CSUMB Faculty Blast Chancellor, Demand Better Pay
November 10, 2011
Over 70 CSU Monterey Bay faculty, staff and students picketed on school grounds Wednesday to protest broken promises about pay raises and call for the resignation of CSU Chancellor Charles Reed.
Representatives from the Monterey Bay Central Labor Council and the Occupy Monterey movement joined the protest in front of CSUMB's Tanimura & Antle Family Memorial Library, where participants holding signs reading "Reed=Greed" and "we are the 99 percent" marched in a circle, chanting slogans like "public education is not a corporation."
The protest, spurred by the CSU administration's recent decision to withhold salary increases negotiated in previous contracts, was led by the local chapter of the California Faculty Association, the labor union for CSU teachers which is currently negotiating a new contract.
Similar protests took place on over 20 CSU campuses statewide Tuesday and Wednesday, and are a precursor to CFA-approved strikes planned for Nov. 17 on CSU's Dominguez Hills and East Bay campuses. The schools plan to cancel classes and allow thousands of students to join faculty and staff as they strike for the day. Buses will leave from CSUMB early on the 17th to transport supporters to the East Bay campus.
Reed and top CSU administrators say salary increases, expected to cost $20 million in the first year and $10 million in subsequent years, are impractical when the school system has seen its state funding slashed by $650 million this year. Teachers and students counter that CSU executive salaries have risen in that time, while student tuition and fees have skyrocketed and faculty pay has stayed flat.
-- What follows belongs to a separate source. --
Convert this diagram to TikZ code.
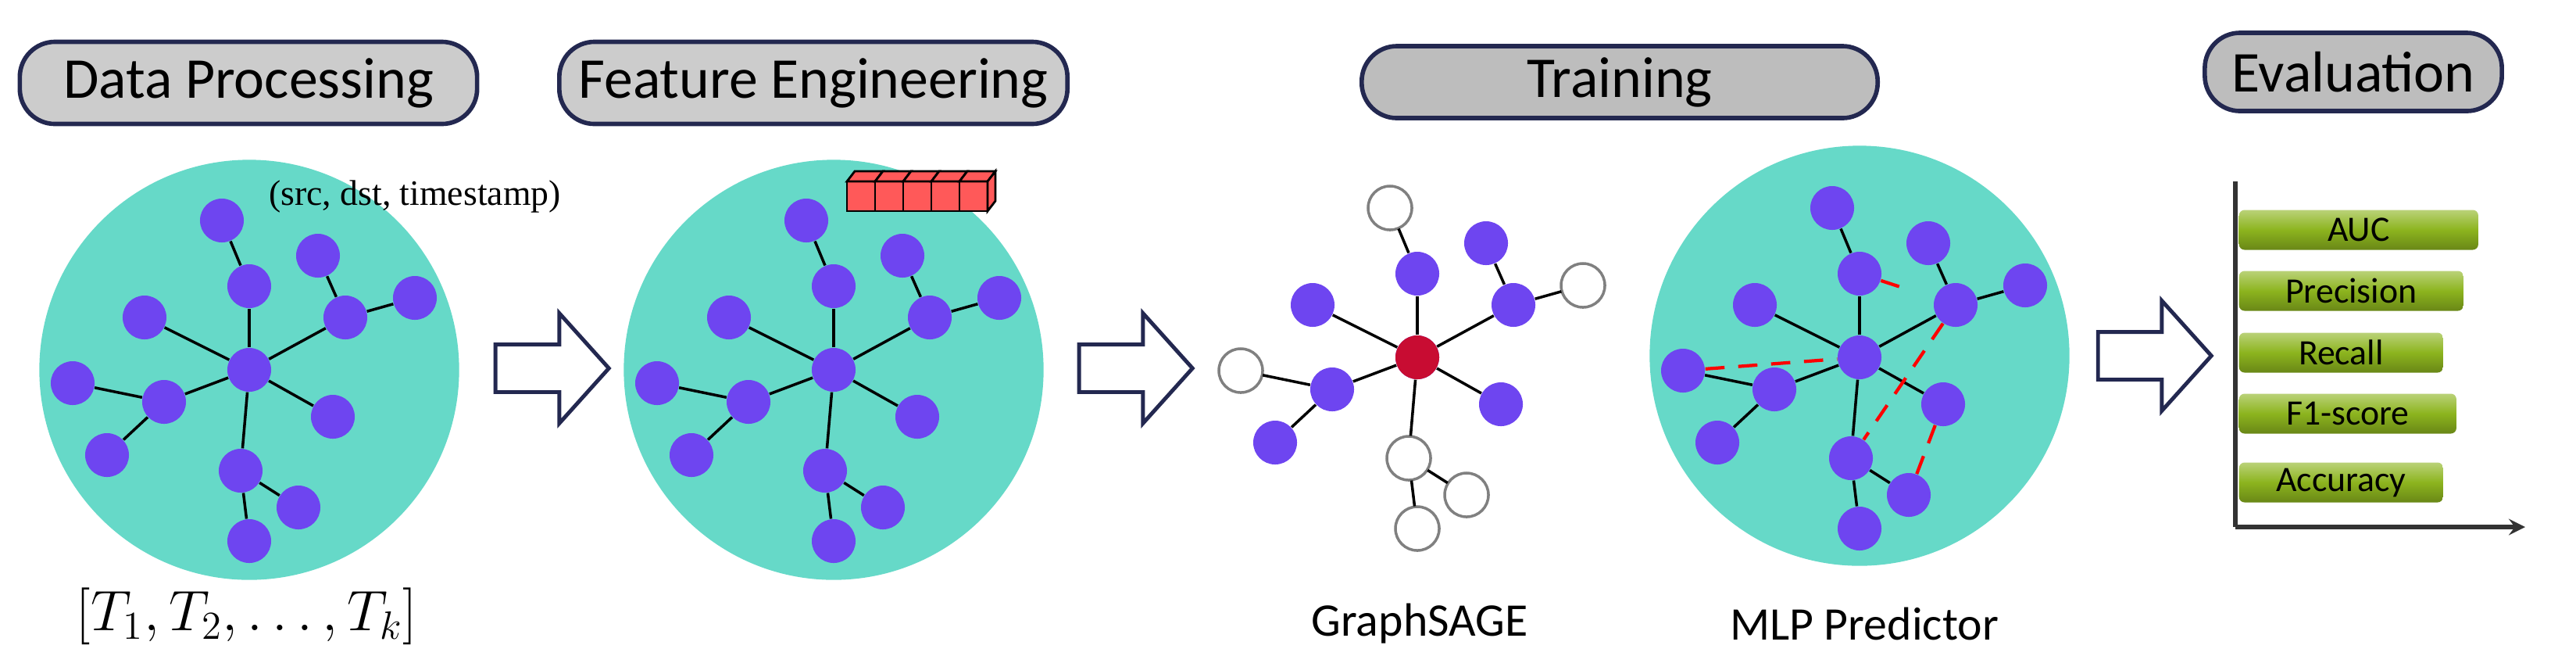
\documentclass[tikz,border=0pt]{standalone}
\usepackage{fontspec}
\setmainfont{Carlito}
\newfontfamily\tnr{Liberation Serif}
\usepackage{amsmath}
\usetikzlibrary{shapes.geometric, shapes.arrows, arrows, positioning, calc}
\definecolor{teal}{RGB}{102, 217, 200}
\definecolor{vnode}{RGB}{110, 69, 240}
\definecolor{navy}{RGB}{35, 40, 80}
\definecolor{crim}{RGB}{200, 12, 50}
\definecolor{bar}{RGB}{140, 180, 30}
\tikzstyle{stage} = [rectangle, rounded corners=0.45cm, draw=navy, line width=1.6pt, text centered, font=\fontsize{21}{25}\selectfont]
\tikzstyle{vtx} = [circle, fill=vnode, minimum size=0.56cm, inner sep=0pt]
\tikzstyle{hollow} = [circle, fill=white, draw=gray, line width=1pt, minimum size=0.56cm, inner sep=0pt]
\tikzstyle{edge} = [line width=1pt]
\tikzstyle{pred} = [red, dashed, line width=1.2pt, dash pattern=on 7pt off 5pt]
\tikzstyle{blockarrow} = [single arrow, draw=navy, fill=white, line width=1.4pt, minimum height=1.45cm, inner sep=0.28cm, single arrow head extend=0.4cm, single arrow tip angle=96]
\tikzstyle{metric} = [rectangle, rounded corners=2pt, minimum height=0.51cm, inner sep=0pt, font=\fontsize{13}{15}\selectfont, top color=bar!60!white, bottom color=bar!75!black, middle color=bar, anchor=west]
\tikzstyle{arrow} = [thick,->,>=stealth]

% one star graph: prefix, centre
\newcommand{\stargraph}[3]{%
  \begin{scope}[shift={(#2,#3)}]
    \node[vtx] (#1c) at (0,0) {};
    \foreach \n/\x/\y in {1/-35/-191, 2/0/-107, 3/88/-146, 4/123/-67, 5/212/-92, 6/-134/-67,
      7/-226/17, 8/-109/41, 9/-182/109, 10/107/60, 11/-11/129, 12/63/176, 13/0/219}
      \node[vtx] (#1\n) at (\x,\y) {};
  \end{scope}}
\newcommand{\staredges}[1]{%
  \foreach \a/\b in {c/2, 2/1, c/4, 4/3, 4/5, c/6, c/8, 8/7, 8/9, c/10, c/11, 11/12, 11/13}
    \draw[edge] (#1\a) -- (#1\b);}

\begin{document}
\begin{tikzpicture}[x=0.01cm, y=-0.01cm]
\useasboundingbox (0,0) rectangle (3297,838);

% stage titles
\node[stage, fill=gray!40, minimum width=5.85cm, minimum height=1.05cm] (dp) at (318,106) {Data Processing};
\node[stage, fill=gray!40, minimum width=6.5cm, minimum height=1.05cm] (fe) at (1041,106) {Feature Engineering};
\node[stage, fill=gray!52, minimum width=6.6cm, minimum height=0.92cm] (tr) at (2073,105) {Training};
\node[stage, fill=gray!52, minimum width=3.8cm, minimum height=1.0cm] (ev) at (3012,92) {Evaluation};

% graph regions
\node[circle, fill=teal, minimum size=5.37cm] (g1) at (319,473) {};
\node[circle, fill=teal, minimum size=5.37cm] (g2) at (1067,473) {};
\node[circle, fill=teal, minimum size=5.37cm] (g3) at (2380,455) {};

\stargraph{a}{319}{473}
\staredges{a}
\stargraph{b}{1067}{473}
\staredges{b}
\stargraph{s}{1814}{457}
\foreach \n in {1,5,7,11,12,13} \node[hollow] at (s\n) {};
\node[vtx, fill=crim] at (sc) {};
\staredges{s}
\stargraph{m}{2380}{457}
\staredges{m}
\draw[pred] (m7) -- (mc);
\draw[pred] (m2) -- ($(m2)!0.45!(m4)$);
\draw[pred] (m4) -- (m11);
\draw[pred] (m10) -- (m12);

% texts
\node[font=\tnr\fontsize{13}{15}\selectfont] (tuple) at (531,251) {(src, dst, timestamp)};
\node[font=\tnr\fontsize{20}{24}\selectfont] (seq) at (316,788) {$\left[T_1,T_2,\ldots,T_k\right]$};
\node[font=\fontsize{17}{20}\selectfont] (sage) at (1817,798) {GraphSAGE};
\node[font=\fontsize{17}{20}\selectfont] (mlp) at (2386,798) {MLP Predictor};

% feature vector
\foreach \i in {0,...,4} {
  \draw[fill=red!65, line width=0.8pt] (1084+36*\i,232) rectangle ++(36,38);
  \draw[fill=red!65, line width=0.8pt] (1084+36*\i,232) -- ++(10,-13) -- ++(36,0) -- ++(-10,13) -- cycle;
}
\draw[fill=red!65, line width=0.8pt] (1264,232) -- ++(10,-13) -- ++(0,38) -- ++(-10,13) -- cycle;

% block arrows
\node[blockarrow] (ar1) at (693,471) {};
\node[blockarrow] (ar2) at (1440,471) {};
\node[blockarrow] (ar3) at (2744,455) {};

% metrics
\coordinate (orig) at (2861,674);
\coordinate (ytop) at (2861,232);
\coordinate (xend) at (3232,674);
\draw[line width=1.6pt, draw=black!80] (ytop) -- (orig);
\draw[arrow, line width=1.6pt, draw=black!80] (orig) -- (xend);
\node[metric, minimum width=3.06cm] (auc) at (2865,294) {AUC};
\node[metric, minimum width=2.87cm] (prec) at (2865,372) {Precision};
\node[metric, minimum width=2.61cm] (rec) at (2865,451) {Recall};
\node[metric, minimum width=2.78cm] (f1) at (2865,529) {F1-score};
\node[metric, minimum width=2.61cm] (acc) at (2865,617) {Accuracy};
\end{tikzpicture}
\end{document}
"It's terrible for morale," says CSUMB digital art professor Pat Watson. He hasn't had a pay raise in 13 years. "And when class size and student fees increase, our ability to serve working-class students goes down."
Renee Infelise, a senior at CSUMB, says she's had to take out more loans since the CSU board of trustees approved a 12-percent tuition hike last July. The CSU board is considering an additional 9-percent hike for next school year if the state does not allocate additional funds for the CSU system in its upcoming budget.
"I'm already spending more money, and I'm wondering if there will even be jobs out there for me," Infelise says. She joined the protest to support her professors, many of whom encouraged their students to make a sign and march with them.
Many in attendance drew parallels between CSU's economic inequities and the broader protests against corporate greed embodied by the Occupy movement. "You have a small portion of the population who are able to enrich and empower themselves at our expense, at the expense of the 99 percent," says Michael Frederiksen, a CSUMB senior and Occupy Monterey participant invited by CFA to speak at Wednesday's protest.
Infelise says she's inspired by the convergence of different groups united under the same economic frustration. "You can sense the power of the movement," she says. "It's really starting to build."